** START DATA PROVIDED **
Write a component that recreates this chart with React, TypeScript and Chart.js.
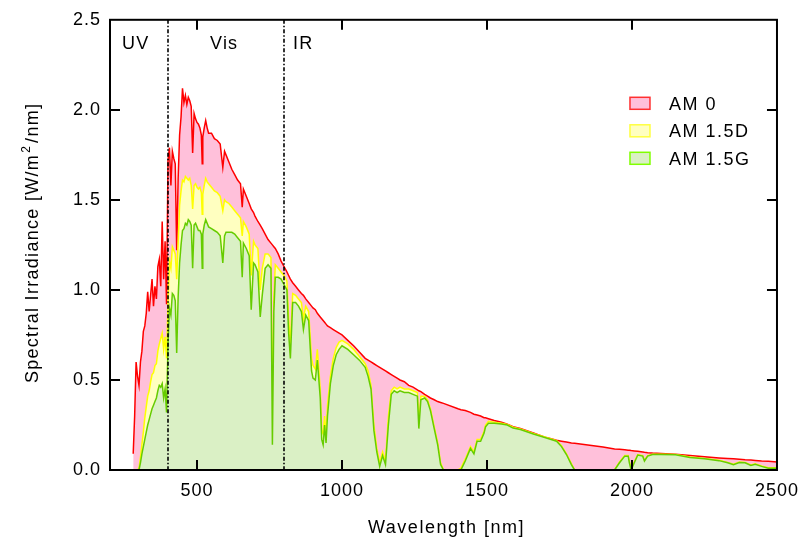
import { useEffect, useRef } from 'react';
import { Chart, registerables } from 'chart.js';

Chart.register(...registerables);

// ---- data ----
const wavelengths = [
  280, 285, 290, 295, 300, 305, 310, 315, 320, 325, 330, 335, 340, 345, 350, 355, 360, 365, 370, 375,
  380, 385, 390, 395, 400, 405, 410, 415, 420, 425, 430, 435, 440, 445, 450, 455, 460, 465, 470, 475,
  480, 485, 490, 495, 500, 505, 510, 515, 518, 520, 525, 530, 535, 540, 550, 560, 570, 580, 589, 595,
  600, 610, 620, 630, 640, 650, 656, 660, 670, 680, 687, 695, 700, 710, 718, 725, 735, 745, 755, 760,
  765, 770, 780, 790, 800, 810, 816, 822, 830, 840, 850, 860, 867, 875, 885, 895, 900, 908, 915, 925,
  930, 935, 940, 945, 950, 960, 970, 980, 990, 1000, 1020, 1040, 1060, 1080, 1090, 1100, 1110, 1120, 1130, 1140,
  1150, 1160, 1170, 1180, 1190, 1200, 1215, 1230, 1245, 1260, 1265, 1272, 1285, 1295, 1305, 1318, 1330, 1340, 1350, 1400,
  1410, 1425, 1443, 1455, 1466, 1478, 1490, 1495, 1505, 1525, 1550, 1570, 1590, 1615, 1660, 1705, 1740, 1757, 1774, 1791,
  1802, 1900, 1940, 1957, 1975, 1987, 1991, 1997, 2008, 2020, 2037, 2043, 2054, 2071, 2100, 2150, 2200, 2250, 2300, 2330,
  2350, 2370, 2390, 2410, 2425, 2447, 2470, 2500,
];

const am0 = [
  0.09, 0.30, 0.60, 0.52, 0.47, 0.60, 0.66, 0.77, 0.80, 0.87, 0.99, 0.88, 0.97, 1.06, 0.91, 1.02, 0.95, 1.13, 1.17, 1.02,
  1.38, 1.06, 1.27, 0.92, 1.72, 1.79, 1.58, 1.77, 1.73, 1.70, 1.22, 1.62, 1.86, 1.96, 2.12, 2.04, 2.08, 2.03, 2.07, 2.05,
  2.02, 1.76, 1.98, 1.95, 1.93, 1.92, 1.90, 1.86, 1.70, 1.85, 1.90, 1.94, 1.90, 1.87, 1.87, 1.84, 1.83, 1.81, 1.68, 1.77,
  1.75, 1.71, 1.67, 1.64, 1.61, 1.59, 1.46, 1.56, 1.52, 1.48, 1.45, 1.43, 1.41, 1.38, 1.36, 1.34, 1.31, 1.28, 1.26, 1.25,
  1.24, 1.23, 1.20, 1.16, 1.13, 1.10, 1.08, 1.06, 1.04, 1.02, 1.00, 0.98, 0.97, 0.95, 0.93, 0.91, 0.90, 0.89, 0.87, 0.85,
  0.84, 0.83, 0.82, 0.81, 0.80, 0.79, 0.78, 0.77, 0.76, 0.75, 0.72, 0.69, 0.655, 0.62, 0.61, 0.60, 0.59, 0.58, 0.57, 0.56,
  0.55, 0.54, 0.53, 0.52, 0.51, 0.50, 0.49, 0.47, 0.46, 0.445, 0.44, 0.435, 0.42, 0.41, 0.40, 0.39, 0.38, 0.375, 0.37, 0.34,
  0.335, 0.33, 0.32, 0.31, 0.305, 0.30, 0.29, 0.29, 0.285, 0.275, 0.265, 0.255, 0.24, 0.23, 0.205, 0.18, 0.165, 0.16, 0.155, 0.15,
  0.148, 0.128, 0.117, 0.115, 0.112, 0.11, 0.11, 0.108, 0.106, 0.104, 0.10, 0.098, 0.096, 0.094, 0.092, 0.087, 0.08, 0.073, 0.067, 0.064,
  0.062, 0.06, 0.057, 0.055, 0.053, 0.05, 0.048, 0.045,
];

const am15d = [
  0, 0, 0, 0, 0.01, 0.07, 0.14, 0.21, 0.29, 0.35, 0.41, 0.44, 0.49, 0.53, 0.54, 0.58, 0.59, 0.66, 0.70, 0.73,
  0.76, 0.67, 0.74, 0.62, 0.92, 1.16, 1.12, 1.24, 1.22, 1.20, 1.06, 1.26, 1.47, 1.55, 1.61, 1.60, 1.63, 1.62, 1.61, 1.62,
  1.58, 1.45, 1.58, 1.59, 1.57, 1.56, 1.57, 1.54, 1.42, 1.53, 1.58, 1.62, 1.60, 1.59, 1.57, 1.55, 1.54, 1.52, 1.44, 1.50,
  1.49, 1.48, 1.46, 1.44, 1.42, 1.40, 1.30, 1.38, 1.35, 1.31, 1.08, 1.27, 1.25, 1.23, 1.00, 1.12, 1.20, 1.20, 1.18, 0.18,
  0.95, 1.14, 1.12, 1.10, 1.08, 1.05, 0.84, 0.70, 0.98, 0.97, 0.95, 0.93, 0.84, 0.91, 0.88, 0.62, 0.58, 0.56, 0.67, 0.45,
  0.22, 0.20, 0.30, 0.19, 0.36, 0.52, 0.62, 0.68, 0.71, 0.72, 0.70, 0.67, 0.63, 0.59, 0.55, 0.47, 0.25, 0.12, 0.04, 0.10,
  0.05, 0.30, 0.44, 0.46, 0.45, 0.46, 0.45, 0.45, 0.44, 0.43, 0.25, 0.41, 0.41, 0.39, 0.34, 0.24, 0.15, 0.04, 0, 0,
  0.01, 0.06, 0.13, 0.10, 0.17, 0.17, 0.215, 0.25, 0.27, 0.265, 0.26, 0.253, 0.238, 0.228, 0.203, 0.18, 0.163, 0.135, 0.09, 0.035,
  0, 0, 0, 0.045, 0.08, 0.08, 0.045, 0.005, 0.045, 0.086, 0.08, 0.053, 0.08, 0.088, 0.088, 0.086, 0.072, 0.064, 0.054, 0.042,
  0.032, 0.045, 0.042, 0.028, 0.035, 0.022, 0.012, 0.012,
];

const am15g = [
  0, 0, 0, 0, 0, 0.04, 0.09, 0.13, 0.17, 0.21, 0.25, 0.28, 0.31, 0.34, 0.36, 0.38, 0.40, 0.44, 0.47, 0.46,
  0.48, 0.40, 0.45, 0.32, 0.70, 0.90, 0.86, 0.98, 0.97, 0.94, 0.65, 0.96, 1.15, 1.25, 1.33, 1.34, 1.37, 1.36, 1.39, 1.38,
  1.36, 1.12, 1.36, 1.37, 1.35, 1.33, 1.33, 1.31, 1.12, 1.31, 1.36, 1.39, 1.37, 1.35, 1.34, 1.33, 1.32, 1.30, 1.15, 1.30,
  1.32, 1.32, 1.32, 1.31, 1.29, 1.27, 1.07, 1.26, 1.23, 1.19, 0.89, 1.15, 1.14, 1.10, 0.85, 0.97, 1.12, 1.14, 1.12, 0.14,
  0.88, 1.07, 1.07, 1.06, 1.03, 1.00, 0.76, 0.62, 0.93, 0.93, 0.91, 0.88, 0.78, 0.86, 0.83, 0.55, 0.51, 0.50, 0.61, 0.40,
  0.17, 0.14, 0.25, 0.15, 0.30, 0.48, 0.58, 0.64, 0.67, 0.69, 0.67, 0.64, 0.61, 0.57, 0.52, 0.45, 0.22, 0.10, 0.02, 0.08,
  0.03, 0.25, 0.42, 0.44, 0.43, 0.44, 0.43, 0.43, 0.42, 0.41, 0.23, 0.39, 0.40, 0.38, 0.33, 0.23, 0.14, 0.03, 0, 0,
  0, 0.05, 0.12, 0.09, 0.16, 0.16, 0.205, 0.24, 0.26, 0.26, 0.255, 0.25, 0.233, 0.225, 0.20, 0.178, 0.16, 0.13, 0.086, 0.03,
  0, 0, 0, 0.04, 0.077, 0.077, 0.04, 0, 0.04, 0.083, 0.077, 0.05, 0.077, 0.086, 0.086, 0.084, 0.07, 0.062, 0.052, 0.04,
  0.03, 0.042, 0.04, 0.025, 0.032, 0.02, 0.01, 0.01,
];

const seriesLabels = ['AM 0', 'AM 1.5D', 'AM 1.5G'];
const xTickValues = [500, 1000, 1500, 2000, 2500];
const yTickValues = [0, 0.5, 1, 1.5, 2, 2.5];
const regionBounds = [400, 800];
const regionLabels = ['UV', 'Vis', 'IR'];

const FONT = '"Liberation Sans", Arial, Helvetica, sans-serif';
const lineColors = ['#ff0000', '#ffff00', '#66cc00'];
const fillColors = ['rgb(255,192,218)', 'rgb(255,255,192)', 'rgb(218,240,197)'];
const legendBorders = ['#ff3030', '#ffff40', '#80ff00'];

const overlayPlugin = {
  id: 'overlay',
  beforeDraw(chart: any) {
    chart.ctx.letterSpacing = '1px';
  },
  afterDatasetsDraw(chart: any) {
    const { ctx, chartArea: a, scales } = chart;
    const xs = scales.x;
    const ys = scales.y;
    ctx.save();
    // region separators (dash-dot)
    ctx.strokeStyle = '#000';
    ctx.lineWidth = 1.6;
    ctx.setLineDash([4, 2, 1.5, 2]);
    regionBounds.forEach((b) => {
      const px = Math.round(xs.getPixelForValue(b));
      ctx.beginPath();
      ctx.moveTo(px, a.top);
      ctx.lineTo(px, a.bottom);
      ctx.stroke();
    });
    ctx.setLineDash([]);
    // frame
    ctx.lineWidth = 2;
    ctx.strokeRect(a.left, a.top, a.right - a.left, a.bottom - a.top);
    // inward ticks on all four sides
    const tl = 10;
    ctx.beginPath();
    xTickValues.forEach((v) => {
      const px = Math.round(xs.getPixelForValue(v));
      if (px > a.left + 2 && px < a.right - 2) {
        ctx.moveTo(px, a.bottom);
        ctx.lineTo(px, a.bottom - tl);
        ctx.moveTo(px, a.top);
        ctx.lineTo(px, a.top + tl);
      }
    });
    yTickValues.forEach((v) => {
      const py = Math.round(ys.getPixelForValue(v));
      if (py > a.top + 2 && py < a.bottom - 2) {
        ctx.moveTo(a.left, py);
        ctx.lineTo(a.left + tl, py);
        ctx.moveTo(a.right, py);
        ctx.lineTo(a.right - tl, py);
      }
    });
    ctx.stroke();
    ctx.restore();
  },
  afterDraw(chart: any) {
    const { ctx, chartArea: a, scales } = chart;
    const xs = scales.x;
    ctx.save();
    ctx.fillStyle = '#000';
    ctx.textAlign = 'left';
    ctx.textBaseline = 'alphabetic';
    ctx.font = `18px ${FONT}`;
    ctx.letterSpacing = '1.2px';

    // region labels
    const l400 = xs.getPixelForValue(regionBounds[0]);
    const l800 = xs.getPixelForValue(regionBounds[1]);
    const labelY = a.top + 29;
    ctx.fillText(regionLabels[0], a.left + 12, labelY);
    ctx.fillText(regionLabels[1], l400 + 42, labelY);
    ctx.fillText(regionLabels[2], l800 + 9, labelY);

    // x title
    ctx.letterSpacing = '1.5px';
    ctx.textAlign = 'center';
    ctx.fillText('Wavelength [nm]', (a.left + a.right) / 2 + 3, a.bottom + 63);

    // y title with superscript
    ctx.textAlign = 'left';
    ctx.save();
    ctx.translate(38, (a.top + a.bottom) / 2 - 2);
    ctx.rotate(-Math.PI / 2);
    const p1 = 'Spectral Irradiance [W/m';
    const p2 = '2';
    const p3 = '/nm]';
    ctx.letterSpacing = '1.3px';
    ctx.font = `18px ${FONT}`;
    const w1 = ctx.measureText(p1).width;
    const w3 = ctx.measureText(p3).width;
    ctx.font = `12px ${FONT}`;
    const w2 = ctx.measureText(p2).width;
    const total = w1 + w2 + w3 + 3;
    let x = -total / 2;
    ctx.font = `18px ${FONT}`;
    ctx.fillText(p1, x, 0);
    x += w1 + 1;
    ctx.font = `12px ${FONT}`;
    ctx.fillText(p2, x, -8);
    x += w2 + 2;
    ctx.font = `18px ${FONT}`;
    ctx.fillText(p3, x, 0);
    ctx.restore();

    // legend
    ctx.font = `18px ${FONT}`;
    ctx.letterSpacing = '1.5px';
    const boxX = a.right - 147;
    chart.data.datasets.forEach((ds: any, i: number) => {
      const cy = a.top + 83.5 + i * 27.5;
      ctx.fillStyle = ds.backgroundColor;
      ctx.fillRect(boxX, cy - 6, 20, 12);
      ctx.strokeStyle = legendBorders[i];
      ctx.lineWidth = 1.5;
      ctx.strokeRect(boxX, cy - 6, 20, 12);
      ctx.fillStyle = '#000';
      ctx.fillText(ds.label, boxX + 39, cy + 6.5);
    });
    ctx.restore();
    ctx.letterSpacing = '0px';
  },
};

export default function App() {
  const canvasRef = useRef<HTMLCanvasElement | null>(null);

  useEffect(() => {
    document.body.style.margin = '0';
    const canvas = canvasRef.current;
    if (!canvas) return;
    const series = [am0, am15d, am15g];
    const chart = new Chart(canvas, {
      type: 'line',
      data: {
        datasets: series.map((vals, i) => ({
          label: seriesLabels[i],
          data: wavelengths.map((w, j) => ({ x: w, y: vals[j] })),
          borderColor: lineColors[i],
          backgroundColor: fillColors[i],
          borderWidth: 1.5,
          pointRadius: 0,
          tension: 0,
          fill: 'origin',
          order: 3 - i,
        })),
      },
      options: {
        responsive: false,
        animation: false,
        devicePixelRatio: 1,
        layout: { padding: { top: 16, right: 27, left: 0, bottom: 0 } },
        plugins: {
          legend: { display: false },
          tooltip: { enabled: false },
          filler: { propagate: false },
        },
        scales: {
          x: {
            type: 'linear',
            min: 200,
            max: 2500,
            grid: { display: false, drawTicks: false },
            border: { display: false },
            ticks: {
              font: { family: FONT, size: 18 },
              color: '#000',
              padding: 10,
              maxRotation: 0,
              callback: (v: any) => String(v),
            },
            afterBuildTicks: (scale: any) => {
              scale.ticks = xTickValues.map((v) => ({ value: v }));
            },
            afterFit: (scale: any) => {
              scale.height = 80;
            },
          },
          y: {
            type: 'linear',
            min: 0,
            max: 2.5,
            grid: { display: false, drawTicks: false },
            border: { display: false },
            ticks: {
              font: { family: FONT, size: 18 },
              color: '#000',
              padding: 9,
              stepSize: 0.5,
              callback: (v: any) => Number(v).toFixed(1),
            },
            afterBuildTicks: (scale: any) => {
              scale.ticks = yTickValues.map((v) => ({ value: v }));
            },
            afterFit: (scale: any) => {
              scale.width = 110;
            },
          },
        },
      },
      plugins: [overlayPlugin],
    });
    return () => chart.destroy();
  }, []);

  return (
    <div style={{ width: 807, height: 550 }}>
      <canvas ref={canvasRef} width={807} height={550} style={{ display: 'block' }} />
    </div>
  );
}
** END DATA PROVIDED **
◆ WHAT YOU ARE ASKED TO DO: Please reproduce the listing exactly from its opening line through the line that contains "Chart.register(...registerables);", both included, with all pictures omitted.

◆ WORKED SOLUTION:
Write a component that recreates this chart with React, TypeScript and Chart.js.
import { useEffect, useRef } from 'react';
import { Chart, registerables } from 'chart.js';

Chart.register(...registerables);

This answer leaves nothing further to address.